▸ **Stated goal**: Word for word, transcribe the lines below and drop the pictures.

▸ **Material**:
+ + + + + + +

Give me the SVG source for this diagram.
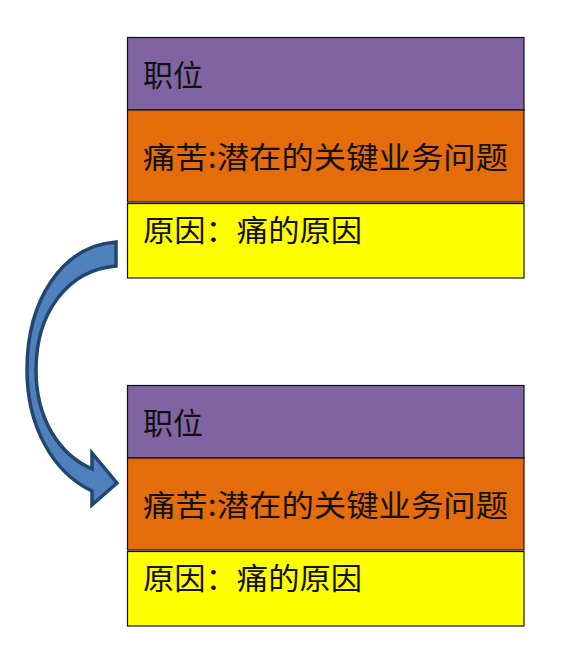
<svg xmlns="http://www.w3.org/2000/svg" width="588" height="659" viewBox="0 0 588 659">
<style>
.t{font-family:"Noto Sans CJK SC","Noto Sans",sans-serif;font-size:30px;fill:#111;}
.p{fill:#8064A2;stroke:#111;stroke-width:1.2;}
.o{fill:#E46C0A;stroke:#111;stroke-width:1.2;}
.y{fill:#FFFF00;stroke:#111;stroke-width:1.2;}
.arrow{fill:#4F81BD;stroke:#23466F;stroke-width:3.5;stroke-linejoin:miter;}
</style>
<rect width="588" height="659" fill="#ffffff"/>
<g id="node-top">
<rect class="p" x="127.5" y="37.5" width="396.5" height="72.5"/>
<rect class="o" x="127.5" y="110" width="396.5" height="92"/>
<rect class="y" x="127.5" y="203.5" width="396.5" height="74.5"/>
<text class="t" x="143" y="86">职位</text>
<text class="t" x="143" y="168" textLength="365" lengthAdjust="spacingAndGlyphs">痛苦:潜在的关键业务问题</text>
<text class="t" x="143" y="241" textLength="219" lengthAdjust="spacingAndGlyphs">原因：痛的原因</text>
</g>
<g id="node-bottom">
<rect class="p" x="127.5" y="385.5" width="396.5" height="72.5"/>
<rect class="o" x="127.5" y="458" width="396.5" height="92"/>
<rect class="y" x="127.5" y="551.5" width="396.5" height="74.5"/>
<text class="t" x="143" y="434">职位</text>
<text class="t" x="143" y="516" textLength="365" lengthAdjust="spacingAndGlyphs">痛苦:潜在的关键业务问题</text>
<text class="t" x="143" y="589" textLength="219" lengthAdjust="spacingAndGlyphs">原因：痛的原因</text>
</g>
<g id="connectors">
<path class="arrow" d="M116,242 C62,246 27,300 27,370 C27,425 52,472 92,491 L92,505 L117,483 L92,453 L92,469 C60,455 36,420 36,370 C36,312 68,270 116,266 Z"/>
</g>
</svg>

+ + + + + + +

▸ **Exercise result**:
Give me the SVG source for this diagram.
<svg xmlns="http://www.w3.org/2000/svg" width="588" height="659" viewBox="0 0 588 659">
<style>
.t{font-family:"Noto Sans CJK SC","Noto Sans",sans-serif;font-size:30px;fill:#111;}
.p{fill:#8064A2;stroke:#111;stroke-width:1.2;}
.o{fill:#E46C0A;stroke:#111;stroke-width:1.2;}
.y{fill:#FFFF00;stroke:#111;stroke-width:1.2;}
.arrow{fill:#4F81BD;stroke:#23466F;stroke-width:3.5;stroke-linejoin:miter;}
</style>
<rect width="588" height="659" fill="#ffffff"/>
<g id="node-top">
<rect class="p" x="127.5" y="37.5" width="396.5" height="72.5"/>
<rect class="o" x="127.5" y="110" width="396.5" height="92"/>
<rect class="y" x="127.5" y="203.5" width="396.5" height="74.5"/>
<text class="t" x="143" y="86">职位</text>
<text class="t" x="143" y="168" textLength="365" lengthAdjust="spacingAndGlyphs">痛苦:潜在的关键业务问题</text>
<text class="t" x="143" y="241" textLength="219" lengthAdjust="spacingAndGlyphs">原因：痛的原因</text>
</g>
<g id="node-bottom">
<rect class="p" x="127.5" y="385.5" width="396.5" height="72.5"/>
<rect class="o" x="127.5" y="458" width="396.5" height="92"/>
<rect class="y" x="127.5" y="551.5" width="396.5" height="74.5"/>
<text class="t" x="143" y="434">职位</text>
<text class="t" x="143" y="516" textLength="365" lengthAdjust="spacingAndGlyphs">痛苦:潜在的关键业务问题</text>
<text class="t" x="143" y="589" textLength="219" lengthAdjust="spacingAndGlyphs">原因：痛的原因</text>
</g>
<g id="connectors">
<path class="arrow" d="M116,242 C62,246 27,300 27,370 C27,425 52,472 92,491 L92,505 L117,483 L92,453 L92,469 C60,455 36,420 36,370 C36,312 68,270 116,266 Z"/>
</g>
</svg>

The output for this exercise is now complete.